En su versión oriental, el conservadurismo es una forma más radical de nativismo. Rechaza la modernidad en general y percibe los cambios culturales de las décadas recientes como intentos por destruir las culturas nacionales de las sociedades europeas del centro y del este. Ser conservador en Europa central no solo significa estar en contra de los excesos de 1968, sino también en contra de cualquier atisbo de cosmopolitismo o diversidad.
Esta visión no tiene un mejor representante que el primer ministro de Hungría, Viktor Orbán. “Debemos dejar claro que no queremos ser diversos ni tampoco queremos mezclarnos”, dijo este mes. “No queremos que nuestro color, tradiciones y cultura nacional se mezclen con los de otros. No queremos eso en absoluto. No queremos ser un país diverso. Queremos ser lo mismo en lo que nos convertimos hace 1100 años aquí en la cuenca de los Cárpatos” (es notable que el primer ministro húngaro recuerde tan vívidamente qué era ser un húngaro hace once siglos).

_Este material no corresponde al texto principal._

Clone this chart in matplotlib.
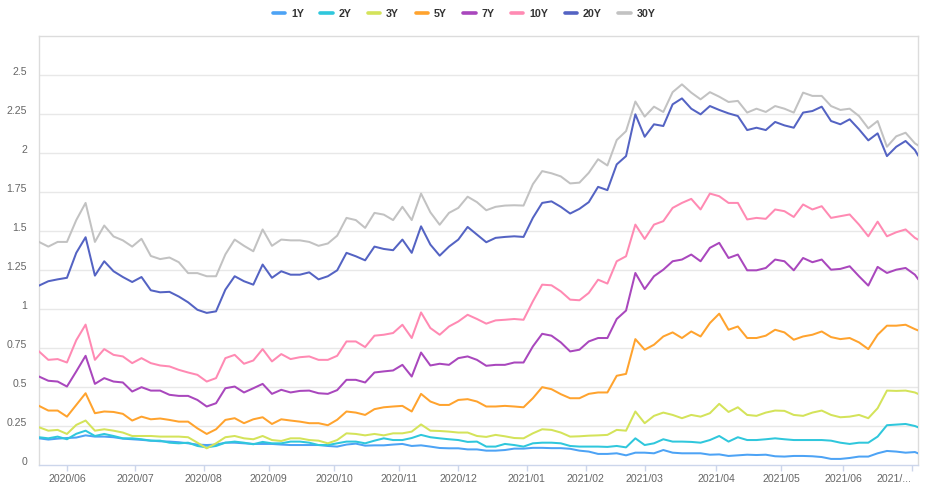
import matplotlib
matplotlib.use('Agg')
import matplotlib.pyplot as plt
import matplotlib.transforms as mtransforms
from matplotlib.lines import Line2D
import numpy as np
import pandas as pd

plt.rcParams['font.family'] = ['Liberation Sans', 'DejaVu Sans']

# ---- categories: US trading days shown on the chart ----
holidays = ['2020-05-25', '2020-07-03', '2020-09-07', '2020-10-12', '2020-11-11',
            '2020-11-26', '2020-12-25', '2021-01-01', '2021-01-18', '2021-02-15',
            '2021-04-02', '2021-05-31', '2021-07-05']
trading_days = pd.bdate_range('2020-05-18', '2021-07-06', freq='C', holidays=holidays)
# values read every third trading day plus the last day
sample_days = list(trading_days[::3]) + [trading_days[-1]]

series_names = ['1Y', '2Y', '3Y', '5Y', '7Y', '10Y', '20Y', '30Y']

y1 = [0.171, 0.163, 0.169, 0.173, 0.176, 0.19, 0.182, 0.182, 0.178, 0.169,
      0.165, 0.161, 0.156, 0.152, 0.15, 0.146, 0.139, 0.131, 0.128, 0.131,
      0.143, 0.143, 0.139, 0.135, 0.135, 0.135, 0.131, 0.128, 0.128, 0.128,
      0.128, 0.122, 0.118, 0.131, 0.137, 0.124, 0.126, 0.126, 0.131, 0.135,
      0.122, 0.126, 0.118, 0.109, 0.107, 0.107, 0.10, 0.10, 0.092, 0.092,
      0.096, 0.105, 0.105, 0.11, 0.11, 0.108, 0.108, 0.104, 0.092, 0.086,
      0.071, 0.071, 0.075, 0.062, 0.079, 0.079, 0.075, 0.096, 0.079, 0.075,
      0.075, 0.075, 0.066, 0.068, 0.058, 0.062, 0.066, 0.064, 0.066, 0.056,
      0.054, 0.058, 0.058, 0.056, 0.051, 0.039, 0.039, 0.045, 0.054, 0.054,
      0.075, 0.09, 0.086, 0.079, 0.083, 0.075]

y2 = [0.178, 0.171, 0.182, 0.165, 0.20, 0.22, 0.186, 0.199, 0.186, 0.171,
      0.171, 0.165, 0.156, 0.156, 0.143, 0.139, 0.143, 0.122, 0.113, 0.122,
      0.143, 0.15, 0.143, 0.133, 0.148, 0.139, 0.139, 0.15, 0.15, 0.143,
      0.128, 0.128, 0.139, 0.15, 0.15, 0.139, 0.156, 0.171, 0.16, 0.16,
      0.173, 0.193, 0.178, 0.171, 0.165, 0.16, 0.148, 0.15, 0.118, 0.118,
      0.135, 0.128, 0.118, 0.139, 0.143, 0.143, 0.139, 0.122, 0.118, 0.118,
      0.118, 0.116, 0.122, 0.113, 0.171, 0.128, 0.139, 0.165, 0.15, 0.15,
      0.148, 0.143, 0.16, 0.186, 0.15, 0.178, 0.16, 0.16, 0.165, 0.171,
      0.165, 0.16, 0.16, 0.16, 0.16, 0.156, 0.143, 0.135, 0.143, 0.143,
      0.182, 0.255, 0.259, 0.263, 0.25, 0.242]

y3 = [0.242, 0.22, 0.225, 0.199, 0.257, 0.285, 0.22, 0.229, 0.22, 0.208,
      0.186, 0.186, 0.186, 0.182, 0.182, 0.182, 0.178, 0.143, 0.107, 0.139,
      0.178, 0.186, 0.171, 0.165, 0.186, 0.16, 0.154, 0.171, 0.171, 0.16,
      0.156, 0.139, 0.16, 0.203, 0.199, 0.19, 0.199, 0.19, 0.203, 0.203,
      0.214, 0.26, 0.22, 0.218, 0.214, 0.208, 0.208, 0.186, 0.18, 0.193,
      0.184, 0.173, 0.171, 0.203, 0.229, 0.225, 0.208, 0.182, 0.184, 0.188,
      0.19, 0.193, 0.225, 0.22, 0.343, 0.268, 0.315, 0.336, 0.321, 0.30,
      0.321, 0.31, 0.332, 0.392, 0.34, 0.37, 0.321, 0.315, 0.336, 0.349,
      0.347, 0.321, 0.315, 0.336, 0.349, 0.321, 0.306, 0.31, 0.321, 0.30,
      0.364, 0.477, 0.475, 0.477, 0.465, 0.456]

y5 = [0.379, 0.349, 0.349, 0.31, 0.385, 0.46, 0.332, 0.343, 0.34, 0.328,
      0.285, 0.31, 0.293, 0.298, 0.289, 0.278, 0.278, 0.235, 0.199, 0.229,
      0.289, 0.30, 0.268, 0.293, 0.306, 0.263, 0.293, 0.285, 0.278, 0.268,
      0.268, 0.255, 0.29, 0.343, 0.336, 0.321, 0.358, 0.37, 0.375, 0.379,
      0.343, 0.456, 0.407, 0.385, 0.385, 0.417, 0.422, 0.407, 0.375, 0.375,
      0.379, 0.375, 0.37, 0.428, 0.499, 0.486, 0.454, 0.428, 0.428, 0.456,
      0.465, 0.465, 0.572, 0.584, 0.807, 0.739, 0.771, 0.824, 0.85, 0.814,
      0.856, 0.824, 0.91, 0.97, 0.867, 0.888, 0.814, 0.814, 0.829, 0.867,
      0.85, 0.803, 0.824, 0.835, 0.856, 0.82, 0.807, 0.814, 0.786, 0.743,
      0.835, 0.893, 0.893, 0.899, 0.871, 0.863]

y7 = [0.567, 0.54, 0.535, 0.503, 0.60, 0.70, 0.52, 0.557, 0.535, 0.529,
      0.471, 0.499, 0.477, 0.477, 0.45, 0.443, 0.443, 0.417, 0.375, 0.396,
      0.492, 0.503, 0.465, 0.492, 0.52, 0.456, 0.482, 0.465, 0.475, 0.477,
      0.46, 0.456, 0.48, 0.546, 0.546, 0.529, 0.593, 0.60, 0.606, 0.642,
      0.567, 0.721, 0.638, 0.649, 0.642, 0.685, 0.696, 0.674, 0.636, 0.642,
      0.642, 0.657, 0.657, 0.76, 0.841, 0.829, 0.786, 0.728, 0.739, 0.792,
      0.814, 0.814, 0.936, 0.99, 1.231, 1.128, 1.21, 1.252, 1.306, 1.317,
      1.349, 1.306, 1.392, 1.424, 1.327, 1.349, 1.248, 1.248, 1.263, 1.317,
      1.306, 1.248, 1.327, 1.30, 1.317, 1.252, 1.257, 1.274, 1.21, 1.15,
      1.27, 1.231, 1.252, 1.263, 1.22, 1.193]

y10 = [0.728, 0.674, 0.679, 0.657, 0.80, 0.90, 0.674, 0.743, 0.706, 0.696,
       0.653, 0.685, 0.653, 0.638, 0.632, 0.61, 0.593, 0.578, 0.535, 0.557,
       0.685, 0.706, 0.649, 0.67, 0.743, 0.664, 0.711, 0.679, 0.691, 0.696,
       0.674, 0.674, 0.70, 0.792, 0.792, 0.756, 0.829, 0.835, 0.846, 0.899,
       0.814, 0.978, 0.878, 0.835, 0.888, 0.92, 0.963, 0.936, 0.906, 0.927,
       0.931, 0.936, 0.931, 1.049, 1.156, 1.152, 1.113, 1.06, 1.056, 1.103,
       1.188, 1.163, 1.306, 1.338, 1.541, 1.449, 1.541, 1.563, 1.648, 1.68,
       1.706, 1.638, 1.74, 1.723, 1.68, 1.68, 1.574, 1.584, 1.578, 1.638,
       1.627, 1.59, 1.67, 1.638, 1.659, 1.584, 1.595, 1.606, 1.541, 1.466,
       1.56, 1.466, 1.492, 1.51, 1.456, 1.445]

y20 = [1.15, 1.178, 1.19, 1.20, 1.36, 1.46, 1.214, 1.306, 1.242, 1.205,
       1.173, 1.205, 1.12, 1.107, 1.11, 1.08, 1.043, 0.995, 0.975, 0.985,
       1.124, 1.21, 1.178, 1.156, 1.285, 1.20, 1.242, 1.22, 1.22, 1.235,
       1.19, 1.21, 1.248, 1.36, 1.338, 1.312, 1.40, 1.385, 1.377, 1.445,
       1.36, 1.53, 1.413, 1.342, 1.40, 1.445, 1.526, 1.477, 1.428, 1.456,
       1.462, 1.466, 1.462, 1.584, 1.68, 1.69, 1.655, 1.612, 1.642, 1.685,
       1.783, 1.762, 1.927, 1.98, 2.248, 2.104, 2.184, 2.173, 2.312, 2.35,
       2.284, 2.248, 2.301, 2.276, 2.254, 2.237, 2.147, 2.162, 2.147, 2.199,
       2.177, 2.162, 2.259, 2.269, 2.297, 2.205, 2.184, 2.216, 2.152, 2.081,
       2.126, 1.98, 2.04, 2.077, 2.019, 1.985]

y30 = [1.43, 1.40, 1.43, 1.43, 1.57, 1.68, 1.43, 1.535, 1.465, 1.44,
       1.40, 1.45, 1.34, 1.32, 1.33, 1.30, 1.23, 1.23, 1.21, 1.21,
       1.35, 1.445, 1.405, 1.37, 1.51, 1.405, 1.445, 1.44, 1.44, 1.43,
       1.405, 1.42, 1.47, 1.584, 1.57, 1.52, 1.616, 1.605, 1.57, 1.655,
       1.57, 1.74, 1.62, 1.54, 1.616, 1.648, 1.72, 1.685, 1.633, 1.655,
       1.663, 1.665, 1.663, 1.80, 1.884, 1.87, 1.85, 1.805, 1.81, 1.873,
       1.96, 1.92, 2.083, 2.14, 2.33, 2.233, 2.297, 2.263, 2.39, 2.44,
       2.387, 2.344, 2.39, 2.361, 2.327, 2.334, 2.259, 2.284, 2.263, 2.301,
       2.284, 2.259, 2.387, 2.366, 2.366, 2.301, 2.276, 2.284, 2.237, 2.158,
       2.205, 2.04, 2.107, 2.13, 2.062, 2.049]

colors = ['#4da3f5', '#2fc7dc', '#d4e35a', '#ffa32e', '#a947bd', '#ff8ab3', '#5463c3', '#c2c2c2']
y_ticks = [0, 0.25, 0.5, 0.75, 1, 1.25, 1.5, 1.75, 2, 2.25, 2.5]

# ---- figure ----
W, H = 928, 493
fig = plt.figure(figsize=(W / 100, H / 100), dpi=100)
ax = fig.add_axes([39 / W, 1 - 465 / H, (918 - 39) / W, (465 - 36) / H])

pos_of = {d: i for i, d in enumerate(trading_days)}
xs = [pos_of[d] for d in sample_days]

all_series = [y1, y2, y3, y5, y7, y10, y20, y30]
for name, vals, c in zip(series_names, all_series, colors):
    ax.plot(xs, vals, color=c, lw=1.45, solid_joinstyle='round', label=name, zorder=3)

ax.set_xlim(0, len(trading_days) - 1)
ax.set_ylim(0, 2.75)

# y axis
ax.set_yticks(y_ticks)
ax.set_yticklabels(['{:g}'.format(v) for v in y_ticks])
ax.tick_params(axis='y', length=0, pad=8.5, labelsize=7.6, labelcolor='#666666')
shift_up = mtransforms.ScaledTranslation(0, 4 / 100, fig.dpi_scale_trans)
for lab in ax.get_yticklabels():
    lab.set_transform(lab.get_transform() + shift_up)
for v in y_ticks[1:]:
    ax.axhline(v, color='#e8e8e8', lw=1.0, zorder=1)

# x axis: first trading day of each month
month_pos, month_lab = [], []
prev = None
for i, d in enumerate(trading_days):
    key = (d.year, d.month)
    if key != prev and i > 0:
        month_pos.append(i)
        month_lab.append(d.strftime('%Y/%m'))
    prev = key
month_lab[-1] = month_lab[-1][:5] + '...'
ax.set_xticks(month_pos)
ax.set_xticklabels(month_lab)
ax.tick_params(axis='x', length=4, width=1, color='#ccd6eb', pad=2.5,
               labelsize=7.6, labelcolor='#666666')
ax.get_xticklabels()[-1].set_horizontalalignment('right')

for s in ['left', 'top', 'right']:
    ax.spines[s].set_color('#dcdcdc')
    ax.spines[s].set_linewidth(1.0)
ax.spines['bottom'].set_color('#ccd6eb')
ax.spines['bottom'].set_linewidth(1.0)

# legend
handles = [Line2D([0], [0], color=c, lw=2.6, solid_capstyle='round') for c in colors]
fig.legend(handles, series_names, loc='center', bbox_to_anchor=(464 / W, 1 - 14 / H),
           ncol=8, frameon=False, handlelength=1.15, handletextpad=0.55,
           columnspacing=1.55, prop={'weight': 'bold', 'size': 7.7},
           labelcolor='#333333')

fig.savefig('out.png', dpi=100)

No obstante, esta postura aclara las diferencias entre la visión del conservadurismo oriental y el occidental. En Occidente, los conservadores creen que no es suficiente obtener un pasaporte austriaco o alemán para convertirse en austriaco o alemán; también es obligatorio asimilar la cultura dominante. En la visión de Orbán, no te puedes convertir en húngaro si no naciste húngaro.
Además, existe una paradoja en la revolución nativista de Europa. Tanto Europa del Este como la Europa occidental se han desplazado hacia la derecha en años recientes, pero el cambio no ha contribuido a la unidad europea, sino que ha abierto aún más la brecha entre las dos regiones.
Aunque los europeos occidentales refuten los méritos de la diversidad, ya viven en sociedades culturalmente diversas desde hace tiempo. Los europeos del centro y del este, por otro lado, viven en sociedades étnicamente homogéneas y creen que la diversidad no sucederá en sus comunidades. Los conservadores en la parte occidental de Europa sueñan con un continente donde las mayorías serán las que dirijan a la sociedad; en la parte oriental sueñan con una sociedad sin minorías y gobiernos sin oposición.
De este modo, aunque los líderes conservadores como Orbán, que quiere que su país retroceda 1100 años, y Sebastian Kurz, el nuevo primer ministro conservador de Austria, compartan visiones similares en cuanto al control de la migración o la desconfianza al conservadurismo a la antigua, no son aliados naturales cuando se trata del futuro de la Unión Europea.
De hecho, discrepan de la misma manera en que Europa occidental y Europa oriental discrepaban en 1968. En Occidente el foco estaba en la soberanía individual; en el Oriente el foco estaba en la soberanía de la nación.